Attorney General seeks accelerated ratepayer refund from electric utilities
By Peter Hancock Capitol News Illinois — January 12, 2020SPRINGFIELD — Two of the state’s largest electric utilities owe their customers a combined $543 million in refunds, according to state regulators, but there is sharp disagreement over how much time the companies should have to pay it back.
At issue for Ameren Illinois and Commonwealth Edison, also known as ComEd, is money they collected to pay future tax bills before federal tax cuts which took effect in 2018 lowered those anticipated rates.
When the corporate tax rate was slashed from 35 percent to 21 percent, both companies found themselves holding onto large surpluses, known as “excess deferred income taxes,” or EDIT.
For ComEd, which serves 4 million customers in Chicago and northern Illinois, the excess amounted to $385 million. For Ameren, which serves about 1.2 million customers in central Illinois and the Metro East area, it amounted to $158 million.
In a pair of rulings last year, the Illinois Commerce Commission, which regulates public utilities, said ComEd could pay off its EDIT over 38 years and Ameren could pay off its bill over 35 years. But on Monday, Illinois Attorney General Kwame Raoul announced he is asking the ICC to reconsider that decision and shorten the payout period to just five years.
“Consumers paid public utility rates to ComEd and Ameren reflecting the higher federal tax rate, and now that the federal tax rate has lowered, fairness dictates that consumers should get that money back,” Raoul said in a news release. “Allowing an unreasonable refund period of close to 40 years nearly guarantees many customers will never get their fair share of the refunds.”
The issue has to do with how utility rates are set and regulated. Essentially, companies are allowed to recover their cost of providing service and make a “reasonable” rate of return, or profit. The cost of service includes such things as the cost of building and operating power plants and transmission lines. It also includes the cost of taxes owed to various levels of government.
When a company builds a plant, it recovers that cost over the expected useful life of the plant, typically around 40 years.
In their cases before the ICC, ComEd and Ameren acknowledged that the tax law change reduces their cost of service, but they argued that the duty to return the excess deferred tax money they collected should be spread out over the life of their facilities so that both current and future ratepayers will be treated evenly.
But it also means customers will see a reduction in their bills of only a few pennies per month instead of a few dollars, according to Jim Chilsen, spokesman for the Citizens Utility Board, a nonprofit entity established by the state to represent residential and small-business customers in utility rate cases.
In testimony before the ICC, both Raoul’s office and CUB argued future customers are not entitled to the benefit of a refund because they aren’t the ones who paid the higher-than-necessary rates. They also argued the longer payout period will mean that many customers who were charged higher rates prior to the change in tax law will never see their full refund.

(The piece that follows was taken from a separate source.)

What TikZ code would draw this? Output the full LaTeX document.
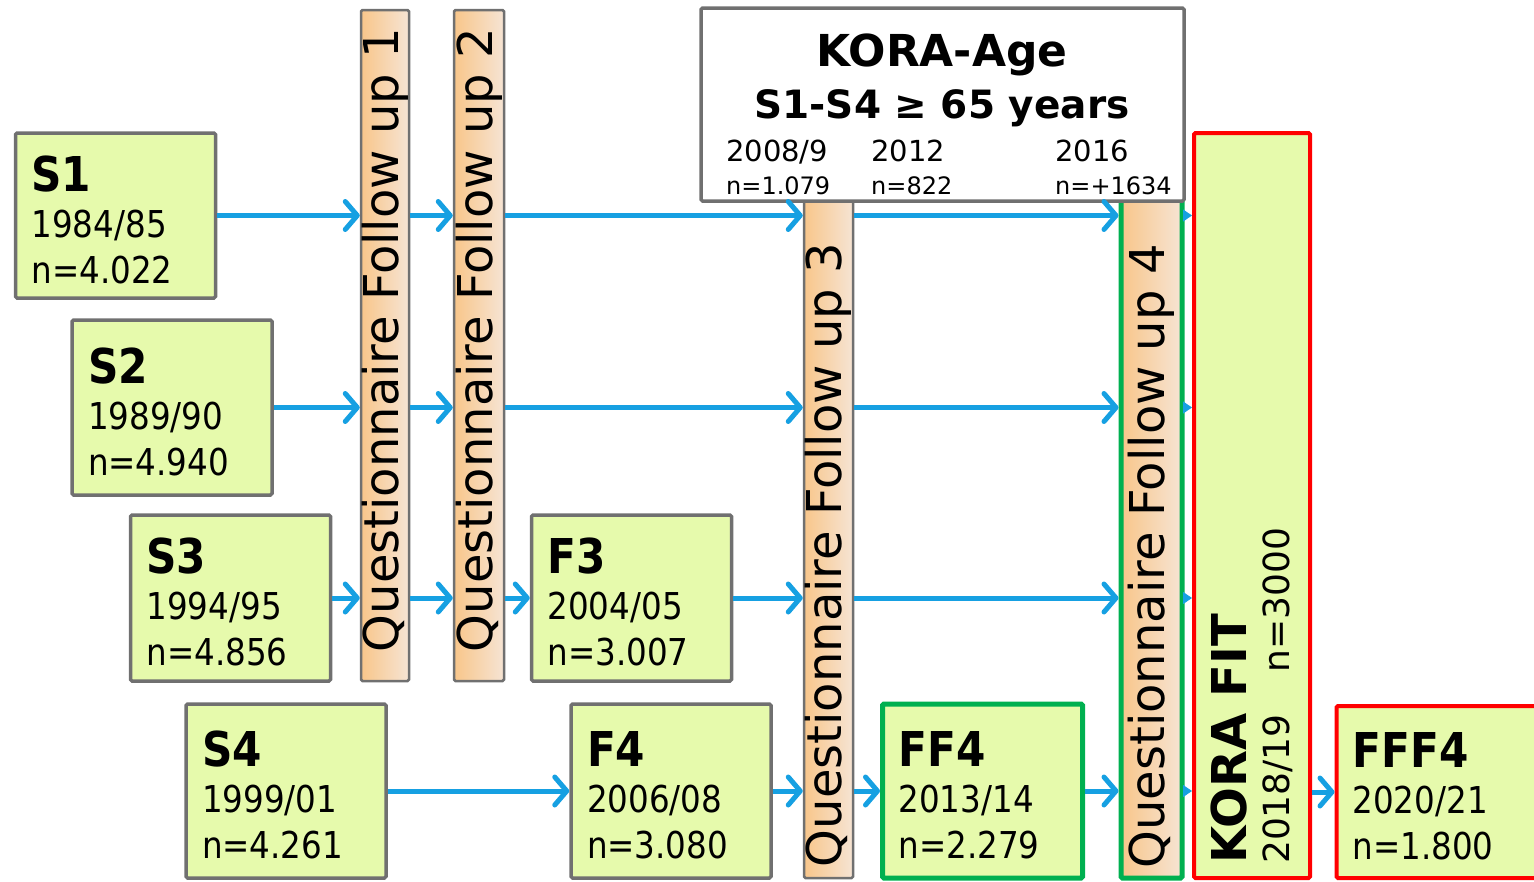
\documentclass[tikz,border=0pt]{standalone}
\usepackage{fontspec}
\setmainfont{DejaVu Sans}
\newfontfamily\boxfont{DejaVu Sans}[FakeStretch=0.88]
\usepackage{tikz}
\usetikzlibrary{
	arrows.meta,
	positioning,
	calc
}
\usepackage{xcolor}

\definecolor{cohortfill}{RGB}{230,250,172}
\definecolor{framegray}{RGB}{112,112,112}
\definecolor{flowblue}{RGB}{22,160,226}
\definecolor{fitred}{RGB}{255,0,0}
\definecolor{ffgreen}{RGB}{0,176,80}
\definecolor{barleft}{RGB}{248,198,138}
\definecolor{barright}{RGB}{246,228,212}

\newcommand{\cohorttitle}[1]{{\bfseries\fontsize{48}{46}\selectfont\rule{0pt}{44pt}#1}}

\tikzset{
	cohort/.style={draw=framegray,line width=3.5pt,fill=cohortfill,rounded corners=1.5pt,
		text width=168pt,inner xsep=16pt,inner ysep=0pt,minimum height=170pt,align=left,
		font=\boxfont\fontsize{37}{46}\selectfont},
	qbar/.style={draw=framegray,line width=2.5pt,left color=barleft,right color=barright,
		rounded corners=1.5pt,inner sep=0pt},
	qtext/.style={rotate=90,anchor=west,inner sep=0pt,font=\fontsize{48}{50}\selectfont},
	flow/.style={->,flowblue,line width=5pt},
	tinyflow/.style={-{Triangle[length=9pt,width=12pt]},flowblue,line width=1pt}
}

\begin{document}
\begin{tikzpicture}[x=1pt,y=-1pt,>={Straight Barb[length=12pt,width=28pt,round]}]
	
	\useasboundingbox (0,0) rectangle (1534,881);
	
	% questionnaire bars
	\node[qbar,minimum width=48pt,minimum height=671pt] (q1) at (385,345.5) {};
	\node[qbar,minimum width=50pt,minimum height=671pt] (q2) at (479,345.5) {};
	\node[qbar,minimum width=49pt,minimum height=679pt] (q3) at (828.5,538.5) {};
	\node[qbar,draw=ffgreen,line width=5pt,minimum width=61pt,minimum height=679pt] (q4) at (1151.5,538.5) {};
	
	\node[qtext] (q1text) at ([yshift=30pt]q1.south) {Questionnaire Follow up 1};
	\node[qtext] (q2text) at ([yshift=30pt]q2.south) {Questionnaire Follow up 2};
	\node[qtext] (q3text) at ([yshift=12pt]q3.south) {Questionnaire Follow up 3};
	\node[qtext] (q4text) at ([yshift=12pt]q4.south) {Questionnaire Follow up 4};
	
	% KORA-Age
	\node[draw=framegray,line width=3.5pt,fill=white,minimum width=483pt,minimum height=193pt,
		rounded corners=1.5pt] (age) at (942.5,104.5) {};
	\node[anchor=base,inner sep=0pt,font=\bfseries\fontsize{44}{50}\selectfont] (agetitle) at (942,66) {KORA-Age};
	\node[anchor=base,inner sep=0pt,font=\bfseries\fontsize{39}{45}\selectfont] (agesub) at (942,118) {S1-S4 ≥ 65 years};
	
	\node[anchor=base west,inner sep=0pt,font=\fontsize{29}{33}\selectfont] (y1) at (726,161) {2008/9};
	\node[anchor=base west,inner sep=0pt,font=\fontsize{29}{33}\selectfont] (y2) at (871,161) {2012};
	\node[anchor=base west,inner sep=0pt,font=\fontsize{29}{33}\selectfont] (y3) at (1055,161) {2016};
	\node[anchor=base west,inner sep=0pt,font=\fontsize{24}{28}\selectfont] (n1) at (726,194) {n=1.079};
	\node[anchor=base west,inner sep=0pt,font=\fontsize{24}{28}\selectfont] (n2) at (871,194) {n=822};
	\node[anchor=base west,inner sep=0pt,font=\fontsize{24}{28}\selectfont] (n3) at (1055,194) {n=+1634};
	
	% cohorts
	\node[cohort,minimum height=165pt] (s1) at (115.5,215.5) {\cohorttitle{S1}\\1984/85\\n=4.022};
	\node[cohort,minimum height=175pt] (s2) at (172,407.5) {\cohorttitle{S2}\\1989/90\\n=4.940};
	\node[cohort,minimum height=166pt] (s3) at (230.5,598) {\cohorttitle{S3}\\1994/95\\n=4.856};
	\node[cohort,minimum height=174pt] (s4) at (286,791) {\cohorttitle{S4}\\1999/01\\n=4.261};
	\node[cohort,minimum height=166pt] (f3) at (631.5,598) {\cohorttitle{F3}\\2004/05\\n=3.007};
	\node[cohort,minimum height=174pt] (f4) at (671,791) {\cohorttitle{F4}\\2006/08\\n=3.080};
	\node[cohort,draw=ffgreen,line width=5pt,minimum height=174pt] (ff4) at (982.5,791)
	{\cohorttitle{FF4}\\2013/14\\n=2.279};
	\node[cohort,draw=fitred,line width=4pt,minimum height=172pt] (fff4) at (1436.5,792)
	{\cohorttitle{FFF4}\\2020/21\\n=1.800};
	
	% KORA FIT
	\node[draw=fitred,line width=4pt,fill=cohortfill,minimum width=116pt,minimum height=745pt,
		rounded corners=1.5pt] (fit) at (1252,505.5) {};
	\node[rotate=90,anchor=west,align=left,inner sep=0pt,font=\fontsize{36}{43}\selectfont] (fittext)
	at ([yshift=16pt]fit.south) {{\bfseries\fontsize{48}{43}\selectfont KORA FIT}\\2018/19\hspace{42pt}n=3000};
	
	% S1
	\draw[flow] (s1.east) -- (s1.east -| q1.west);
	\draw[flow] (s1.east -| q1.east) -- (s1.east -| q2.west);
	\draw[flow] (s1.east -| q2.east) -- (s1.east -| q3.west);
	\draw[flow] (s1.east -| q3.east) -- (s1.east -| q4.west);
	\draw[tinyflow] (s1.east -| q4.east) -- (s1.east -| fit.west);
	
	% S2
	\draw[flow] (s2.east) -- (s2.east -| q1.west);
	\draw[flow] (s2.east -| q1.east) -- (s2.east -| q2.west);
	\draw[flow] (s2.east -| q2.east) -- (s2.east -| q3.west);
	\draw[flow] (s2.east -| q3.east) -- (s2.east -| q4.west);
	\draw[tinyflow] (s2.east -| q4.east) -- (s2.east -| fit.west);
	
	% S3
	\draw[flow] (s3.east) -- (s3.east -| q1.west);
	\draw[flow] (s3.east -| q1.east) -- (s3.east -| q2.west);
	\draw[flow] (s3.east -| q2.east) -- (f3.west);
	\draw[flow] (f3.east) -- (f3.east -| q3.west);
	\draw[flow] (f3.east -| q3.east) -- (f3.east -| q4.west);
	\draw[tinyflow] (f3.east -| q4.east) -- (f3.east -| fit.west);
	
	% S4
	\draw[flow] (s4.east) -- (f4.west);
	\draw[flow] (f4.east) -- (f4.east -| q3.west);
	\draw[flow] (ff4.west -| q3.east) -- (ff4.west);
	\draw[flow] (ff4.east) -- (ff4.east -| q4.west);
	\draw[tinyflow] (ff4.east -| q4.east) -- (ff4.east -| fit.west);
	\draw[flow] (fff4.west -| fit.east) -- (fff4.west);
	
\end{tikzpicture}
\end{document}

CUB argued in favor of a seven-year payout schedule while Raoul’s office argued for five years.
“We completely agree that it’s only right that ComEd and Ameren consumers get their money back over a more reasonable time period,” Chilsen said in an email statement. “Making customers wait decades to get their money means that a significant number of those customers won’t be able to enjoy their full refund. That’s not right, that’s not fair.”
He also noted that many other states — including Missouri, where Ameren also operates — have adopted 10-year payout schedules.
The ICC has not said whether it will grant the request for reconsideration.